Pre-tax losses at the Irish arm of Carphone Warehouse last year continued to mount as revenues declined.
New accounts filed by The Carphone Warehouse Ltd with the Companies Office, show the firm recorded a pre-tax loss of €9.69m and this followed a pre-tax loss of €9.14m in fiscal 2012.
The accounts show the firm recorded the increased losses after revenues at the firm declined by 3% from €108.73m to €105.43m in the 12 months to the end of Mar 30, 2013.
The returns show the firm last year received a cash injection of €45m from its parent.
The cash injection changed a net deficit position of €28.6m to net assets totalling €7.6m at the end of March last.
Last year’s loss resulted in accumulated losses at the firm last year increasing from €29m to €37.7m and according to the directors “this reflects an ongoing competitive market place, impacting trading margins during the period”.
The note states the parent company has provided a written consent, which is legally binding, “to continue to provide necessary financial support and other resources to the company for the foreseeable future”.
The figures show the firm’s cost of sales marginally increased from €84.58m to €84.94m in spite of an drop in revenues.
However, the firm reduced its operating expenses going from €31.19m to €27.87m. The firm’s operating losses increased marginally from €7.04m to €7.3m.

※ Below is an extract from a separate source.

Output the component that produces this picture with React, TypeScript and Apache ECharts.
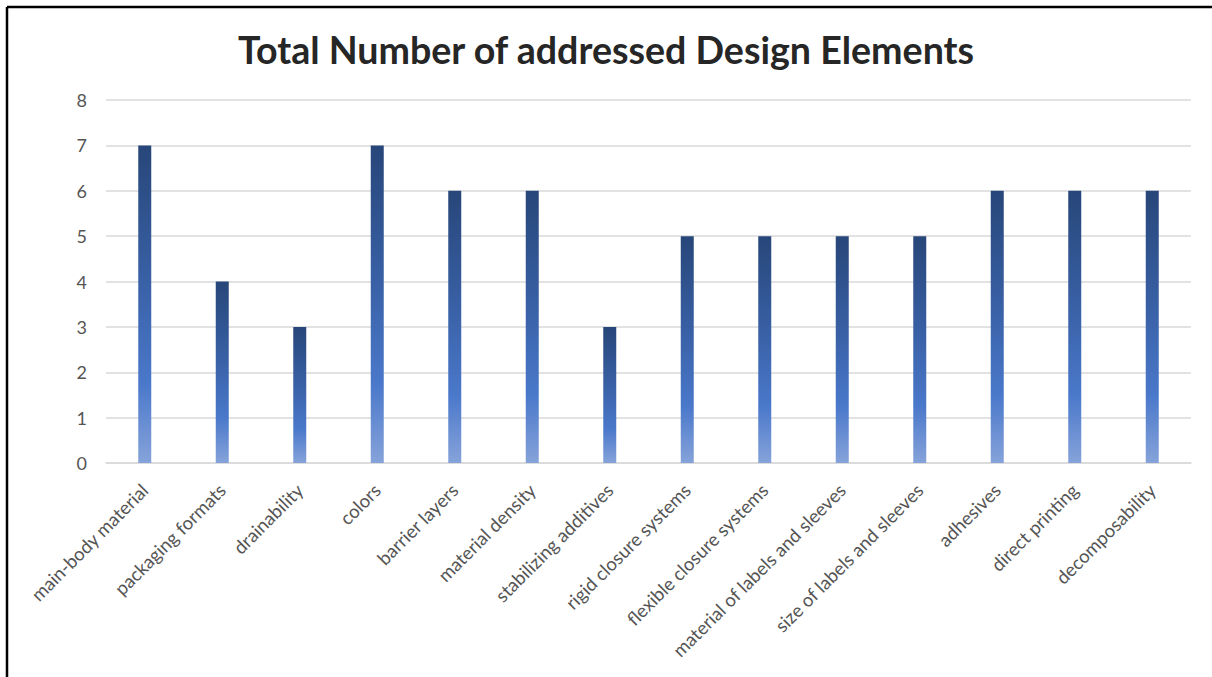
import React, { useEffect, useRef } from "react";
import * as echarts from "echarts";

const categories = [
  "main-body material",
  "packaging formats",
  "drainability",
  "colors",
  "barrier layers",
  "material density",
  "stabilizing additives",
  "rigid closure systems",
  "flexible closure systems",
  "material of labels and sleeves",
  "size of labels and sleeves",
  "adhesives",
  "direct printing",
  "decomposability",
];
const values = [7, 4, 3, 7, 6, 6, 3, 5, 5, 5, 5, 6, 6, 6];
const title = "Total Number of addressed Design Elements";

export default function App() {
  const ref = useRef<HTMLDivElement>(null);
  useEffect(() => {
    if (!ref.current) return;
    const chart = echarts.init(ref.current, undefined, { renderer: "svg" });
    chart.setOption({
      animation: false,
      backgroundColor: "#ffffff",
      title: {
        text: title,
        left: "center",
        top: 25,
        textStyle: {
          fontFamily: "Lato",
          fontWeight: "bold",
          fontSize: 37.6,
          color: "#262626",
        },
      },
      grid: { left: 106, right: 21, top: 100, bottom: 214, containLabel: false },
      xAxis: {
        type: "category",
        data: categories,
        axisLine: { show: true, lineStyle: { color: "#D9D9D9", width: 1.5 } },
        axisTick: { show: false },
        axisLabel: {
          rotate: 45,
          interval: 0,
          margin: 24,
          fontFamily: "Lato",
          fontSize: 18.5,
          color: "#555555",
        },
      },
      yAxis: {
        type: "value",
        min: 0,
        max: 8,
        interval: 1,
        axisLine: { show: false },
        axisTick: { show: false },
        axisLabel: {
          margin: 19,
          fontFamily: "Lato",
          fontSize: 18,
          color: "#555555",
        },
        splitLine: { lineStyle: { color: "#D9D9D9", width: 1.5 } },
      },
      series: [
        {
          type: "bar",
          data: values,
          barWidth: 13,
          itemStyle: {
            color: new echarts.graphic.LinearGradient(0, 0, 0, 1, [
              { offset: 0, color: "#274679" },
              { offset: 0.45, color: "#3A62A8" },
              { offset: 0.75, color: "#4A78CA" },
              { offset: 1, color: "#86A3DA" },
            ]),
          },
        },
      ],
      graphic: [
        {
          type: "line",
          shape: { x1: 7, y1: 7, x2: 1212, y2: 7 },
          style: { stroke: "#000000", lineWidth: 2.5 },
        },
        {
          type: "line",
          shape: { x1: 7, y1: 7, x2: 7, y2: 677 },
          style: { stroke: "#000000", lineWidth: 2.5 },
        },
      ],
    });
    return () => chart.dispose();
  }, []);
  return (
    <div
      ref={ref}
      style={{ position: "fixed", left: 0, top: 0, width: 1212, height: 677 }}
    />
  );
}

The loss last year takes account of non-cash depreciation costs totalling €1.6m while the firm’s bank interest payments last year of €2.3m contributed to the loss.
The cost of the firm’s operating lease rentals on property last year reduced from €6.7m to €6.3m.
A tax credit of €998,046 resulted in a post tax loss of €8.69m.
Numbers employed by the firm last year increased from 586 to 598 and the figures show that the numbers employed are broken down between 596 in sales and administration with two in management.
Staff costs at the firm last year decreased by 19% from €16.53m to €13.29m.